La dernière partie met en parallèle les contradictions entre le plan Challe, qui accentue les déplacements de population, et la politique des « Mille villages » chère à Paul Delouvrier. Le projet des « Mille villages » illustre la particularité de ces camps de regroupement en donnant à une pratique typiquement militaire un objectif de politique sociale, y compris dans l’instrumentalisation de la Croix Rouge.

L’aspect économique de l’application du plan de Constantine dans le domaine des camps est aussi analysé, ce qui permet l’évocation des SAS dites « nomades » si méconnues. S’ensuit l’étude des « dégroupements » accompagnant la fin de la guerre, dont la question brûlante des réfugiés de la Soummam et la création du Commissariat général aux actions d’urgence. Camps et bidonvilles sont bien le dernier legs de l’Etat colonial à l’Algérie indépendante. Cette dernière tente une politique de « retour au douar » qui tourne court ; l’essentiel des sites de regroupements dans les années 1960 perdure du fait de la ruine de l’écosystème agraire.

La conclusion générale témoigne d’un souffle puissant dans l’étude de l’univers concentrationnaire et dans la problématique des mouvements de population qui retranchent du corps social des individus jugés suspects ou indésirables.

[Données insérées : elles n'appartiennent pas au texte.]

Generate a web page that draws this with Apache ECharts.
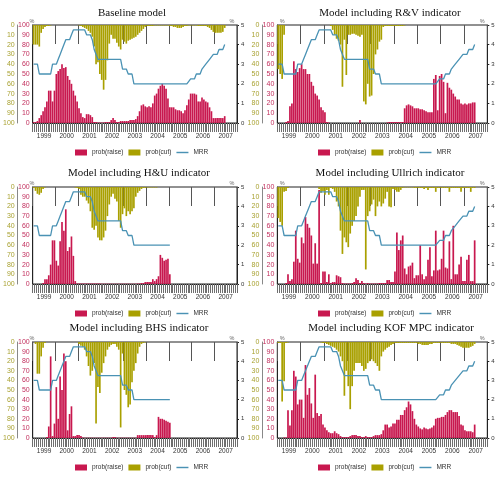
<!DOCTYPE html>
<html><head><meta charset="utf-8">
<script src="https://cdn.jsdelivr.net/npm/echarts@6/dist/echarts.min.js"></script>
<style>html,body{margin:0;padding:0;background:#fff}#c{width:504px;height:480px}</style>
</head><body><div id="c"></div>
<script>
const years = ['1999','2000','2001','2002','2003','2004','2005','2006','2007'];
const monthNames = ['01','02','03','04','05','06','07','08','09','10','11','12'];
const months = [];
years.forEach(y => monthNames.forEach(m => months.push(y + '-' + m)));

const mrr = [3,3,3,2.5,2.5,2.5,2.5,2.5,2.5,2.5,3,3,
  3,3.25,3.5,3.75,3.75,4.25,4.25,4.25,4.5,4.75,4.75,4.75,
  4.75,4.75,4.75,4.75,4.5,4.5,4.5,4.25,3.75,3.75,3.25,3.25,
  3.25,3.25,3.25,3.25,3.25,3.25,3.25,3.25,3.25,3.25,3.25,2.75,
  2.75,2.75,2.5,2.5,2.5,2,2,2,2,2,2,2,
  2,2,2,2,2,2,2,2,2,2,2,2,
  2,2,2,2,2,2,2,2,2,2,2,2.25,
  2.25,2.25,2.5,2.5,2.5,2.75,2.75,3,3,3.25,3.25,3.5,
  3.5,3.5,3.75,3.75,3.75,4];

const baselineRaise = [1,1,2,5,8,12,16,22,33,33,22,33, 50,53,55,60,56,57,48,44,40,33,28,22, 15,10,6,5,9,9,8,6,1,1,0.5,0.5, 0.5,0.5,1,1,1,3,5,3,1,1,2,2, 2,2,2,3,3,3,4,7,12,18,19,17, 16,17,16,20,28,30,35,38,40,38,35,25, 16,16,16,14,13,13,12,10,13,18,24,30, 30,30,29,22,22,26,24,22,21,16,12,5, 5,5,5,5,5,7];
const baselineCut = [20,20,20,22,8,4,2,1,1,0.5,0,0, 0,0,0,0,0,0,0,0,0,0,0,0, 0.5,1,2,3,4,6,8,12,22,40,38,50, 56,66,56,36,19,10,14,14,18,22,25,15, 17,19,16,15,14,13,12,10,8,6,4,2, 1,1,1,1,0.5,0.5,0.5,0.5,0.5,0.5,0.5,0.5, 1,1,2,2,3,3,3,2,1,1,0.5,0.5, 0.5,0.5,0.5,1,1,1,1,1,2,3,5,7, 8,8,8,8,7,3];

const rvRaise = [0,0,0,0,1,2,17,20,63,55,52,56, 60,55,55,50,50,42,38,30,28,24,16,13, 11,1,0.5,0,0,0,0,0,0,0,0,0, 0,0,0,0,0,0,3,0,0,0,0,0, 0,0,0,0,0,0,0,0,0.5,1,1,1, 1,1,1,1,1,15,18,19,18,17,15,15, 15,14,14,13,12,11,11,11,45,49,13,48, 50,42,10,41,36,34,30,27,24,24,20,19, 20,19,20,20,21,21];
const rvCut = [45,50,55,10,0,0,0,0,0,0,0,0, 0,0,0,0,0,0,0,0,0,0,0,0, 0,0,0,1,5,10,14,16,20,63,15,51, 10,10,9,9,10,11,12,10,78,81,60,73, 72,50,30,25,17,15,2,1,1,1,1,1, 1,1,1,1,1,0.5,0,0,0,0,0,0, 0,0,0,0,0,0,0,0,0,0,0,0, 0,0,0,0,0,0,0,0,0,0,0,0, 0,0,0,0,0,0];

const huRaise = [0,0,0,0,0,1,5,5,9,20,45,45, 24,19,44,64,55,77,34,38,49,29,3,0.5, 0.5,0.5,0.5,0.5,0.5,0.5,0.5,0.5,0.5,0.5,0.5,0.5, 0.3,0.3,0.3,0.3,0.3,0.3,0.3,0.3,0.3,0.3,0.3,0.3, 0.3,0.3,0.3,0.3,0.3,0.3,0.3,0.5,0.5,1,1,2, 2,2,2,5,3,5,8,30,27,24,25,26, 10];
const huCut = [1,4,7,8,6,2,0.5,0,0,0,0,0, 0,0,0,0,0,0,0,0,0,0,0.5,1, 2,8,10,10,14,17,25,42,44,40,52,55, 55,52,45,30,18,10,7,12,15,35,42,28, 22,30,25,28,25,22,10,6,4,2,1,1, 0.5,0.5,0.5,0.5,0.5,0.5,0,0,0,0,0,0, 0];

const ullRaise = [0,0,0,0,1,10,3,5,23,55,26,22, 48,42,69,62,58,50,21,42,21,97,1,13, 13,2,10,1,2,2,9,8,7,1,0.5,0.5, 0.5,0.5,1,2,6,4,1,3,1,0.5,1,0.5, 0.5,0.5,0.5,0.5,1,1,1,1,4,4,2,2, 13,53,35,45,50,16,10,18,19,22,6,9, 9,40,10,5,8,25,38,8,14,55,14,15, 26,55,17,16,44,5,60,10,10,20,28,3, 3,25,30,3,3,45];
const ullCut = [32,36,40,5,4,1,0,0,0,0,0,0, 0,0,0,0,0,0,0,0,0,2,6,4, 8,3,8,1,2,5,15,20,45,69,52,57, 62,48,40,35,30,20,10,3,3,85,30,25, 18,13,30,20,15,20,17,12,5,20,21,2, 3,5,5,3,1,0.5,0.5,0.5,0.5,0.5,1,1, 1,1,1,2,1,3,1,1,1,5,1,1, 1,1,1,1,5,1,1,1,1,1,5,1, 1,1,1,5,1,1];

const bhsRaise = [0,0,0,0,0,0,0,1,12,85,2,15, 53,20,64,50,88,80,8,25,33,2,2,3, 3,2,0.5,0.3,0.3,0.3,0.3,0.3,0.3,0.3,0.3,0.3, 0.3,0.3,0.3,0.3,0.3,0.3,1,1,0.3,0.3,0.3,0.3, 0.3,0.3,0.3,0.3,0.3,0.3,0.3,3,3,3,3,3, 3,3,3,3,1,3,22,20,20,19,18,17, 16];
const bhsCut = [0,2,33,33,15,6,1,0,0,0,0,0, 0,0,0,0,0,0,0,0,0,0,0,0, 2,4,5,8,15,25,35,30,22,85,47,53, 32,22,15,8,5,3,2,2,5,8,89,12, 50,55,68,65,42,30,22,12,5,2,1,0.5, 0,0,0,0,0,0,0,0,0,0,0,0, 0];

const kofRaise = [0,0,0,0.5,0.5,29,13,29,70,64,35,40, 40,21,76,45,52,36,21,66,26,23,25,14, 11,8,6,5,5,7,5,4,2,1,1,1, 1,2,3,3,3,2,2,1,1,2,1,1, 1,2,3,3,3,4,8,14,14,11,12,15, 15,19,19,24,24,29,32,38,35,28,20,14, 12,10,9,11,10,9,10,11,13,20,21,21, 22,22,24,27,29,29,27,27,27,23,14,13, 8,7,7,7,6,14];
const kofCut = [1,1,62,41,1,0.5,0,0,0,0,0,0, 0,0,0,0,0,0,0,0,0,0,0.5,1, 1,2,3,4,5,6,8,10,15,20,56,30, 46,70,46,30,22,22,22,25,30,28,22,20, 18,20,22,25,30,15,10,8,6,5,3,2, 1,1,1,1,1,1,1,1,1,1,1,1, 2,2,3,3,3,3,2,2,1,1,1,1, 1,1,1,1,1,2,2,2,3,4,5,6, 6,6,6,5,4,2];

const panels = [
  {title:'Baseline model', raise: baselineRaise, cut: baselineCut, tx: 132},
  {title:'Model including R&V indicator', raise: rvRaise, cut: rvCut, tx: 390},
  {title:'Model including H&U indicator', raise: huRaise, cut: huCut, tx: 139},
  {title:'Model including Ullrich indicator', raise: ullRaise, cut: ullCut, tx: 390},
  {title:'Model including BHS indicator', raise: bhsRaise, cut: bhsCut, tx: 139},
  {title:'Model including KOF MPC indicator', raise: kofRaise, cut: kofCut, tx: 391}
];

const colLeft = [27, 277.3];
const rowTop = [25, 187, 342];
const rowH = [98, 97, 96];
const titleY = [12.7, 173.3, 328.3];
const legendLeft = [70, 313];
const W = 210;

const RAISE = '#c8184f', CUT = '#a9a000', LINE = '#4a92b4';
const FONT = 'Liberation Sans, Arial, sans-serif';
const LINE_ICON = 'path://M0,0 L30,0 L30,3.6 L0,3.6 Z';

const grid = [], xAxis = [], yAxis = [], series = [], legend = [], graphic = [];
panels.forEach((p, i) => {
  const col = i % 2, row = Math.floor(i / 2);
  const L = colLeft[col], T = rowTop[row], H = rowH[row];
  grid.push({left: L, top: T, width: W, height: H, show: true, borderColor: '#222', borderWidth: 1, backgroundColor: 'rgba(0,0,0,0)'});
  xAxis.push({type: 'category', gridIndex: i, data: months, position: 'bottom', boundaryGap: true,
    axisLine: {show: true, lineStyle: {color: '#222', width: 1}},
    axisTick: {show: true, interval: 0, length: 9, lineStyle: {color: '#6e6e6e', width: 1}},
    axisLabel: {show: false}, splitLine: {show: false}});
  xAxis.push({type: 'category', gridIndex: i, data: years, position: 'bottom', boundaryGap: true,
    axisLine: {show: false},
    axisTick: {show: true, interval: 0, length: 19, lineStyle: {color: '#555', width: 1}},
    axisLabel: {show: true, interval: 0, margin: 10, fontSize: 6.5, color: '#333', fontFamily: FONT},
    splitLine: {show: false}});
  yAxis.push({type: 'value', gridIndex: i, position: 'left', min: 0, max: 100, interval: 10,
    axisLine: {show: true, lineStyle: {color: '#222'}}, axisTick: {show: false},
    axisLabel: {fontSize: 7, color: '#c2305e', margin: 3, fontFamily: FONT}, splitLine: {show: false}});
  yAxis.push({type: 'value', gridIndex: i, position: 'left', offset: 15, inverse: true, min: 0, max: 100, interval: 10,
    axisLine: {show: true, lineStyle: {color: '#888'}}, axisTick: {show: false},
    axisLabel: {fontSize: 7, color: '#a9a232', margin: 3, fontFamily: FONT}, splitLine: {show: false}});
  yAxis.push({type: 'value', gridIndex: i, position: 'right', min: 0, max: 5, interval: 1,
    axisLine: {show: true, lineStyle: {color: '#222'}}, axisTick: {show: true, length: 2, lineStyle: {color: '#222'}},
    axisLabel: {fontSize: 6, color: '#333', margin: 4, fontFamily: FONT}, splitLine: {show: false}});
  series.push({name: 'prob(raise)', type: 'bar', xAxisIndex: 2 * i, yAxisIndex: 3 * i, data: p.raise,
    itemStyle: {color: RAISE}, barCategoryGap: '12%', barGap: '-100%', silent: true});
  series.push({name: 'prob(cut)', type: 'bar', xAxisIndex: 2 * i, yAxisIndex: 3 * i + 1, data: p.cut,
    itemStyle: {color: CUT}, barCategoryGap: '12%', barGap: '-100%', silent: true});
  series.push({name: 'MRR', type: 'line', xAxisIndex: 2 * i, yAxisIndex: 3 * i + 2, data: mrr.slice(0, p.raise.length),
    symbol: 'none', lineStyle: {color: LINE, width: 1.3}, itemStyle: {color: LINE}, silent: true, z: 5});
  legend.push({left: legendLeft[col], top: T + H + 21, itemWidth: 12, itemHeight: 6, itemGap: 5,
    textStyle: {fontSize: 6.5, color: '#333', fontFamily: FONT}, selectedMode: false, symbolKeepAspect: true,
    data: [{name: 'prob(raise)', icon: 'rect'}, {name: 'prob(cut)', icon: 'rect'},
           {name: 'MRR', icon: LINE_ICON, itemStyle: {color: LINE}}]});
  graphic.push({type: 'text', x: p.tx, y: titleY[row], style: {text: p.title, fill: '#111',
    font: '11px "Liberation Serif", "Times New Roman", serif', textAlign: 'center', textVerticalAlign: 'middle'}});
  graphic.push({type: 'text', x: L + 5, y: T - 4, style: {text: '%', fill: '#666', font: '5.5px ' + FONT, textAlign: 'center', textVerticalAlign: 'middle'}});
  graphic.push({type: 'text', x: L + W - 5, y: T - 4, style: {text: '%', fill: '#666', font: '5.5px ' + FONT, textAlign: 'center', textVerticalAlign: 'middle'}});
});

const chart = echarts.init(document.getElementById('c'), null, {renderer: 'canvas'});
chart.setOption({animation: false, textStyle: {fontFamily: FONT}, grid, xAxis, yAxis, series, legend, graphic});
</script></body></html>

En choisissant l’angle des rapports entre l’Etat colonial et la société rurale algérienne, tout en faisant référence à des exemples étrangers, notamment le cas du Kenya sous autorité britannique, Fabien Sacriste aide à comprendre la banalisation des camps comme instrument de gouvernement des hommes, et manifestation d’une violence massive et brutale. Cette mise en perspective du déracinement colonial place cette étude-modèle dans le long terme braudélien, propre à toute réflexion historique.

Jean-Charles Jauffret

Fabien Sacriste, Les camps de regroupement en Algérie. Une histoire des déplacements forcés (1954-1962), Presses de SciencesPo, février 2022, 340 p., 24 euros.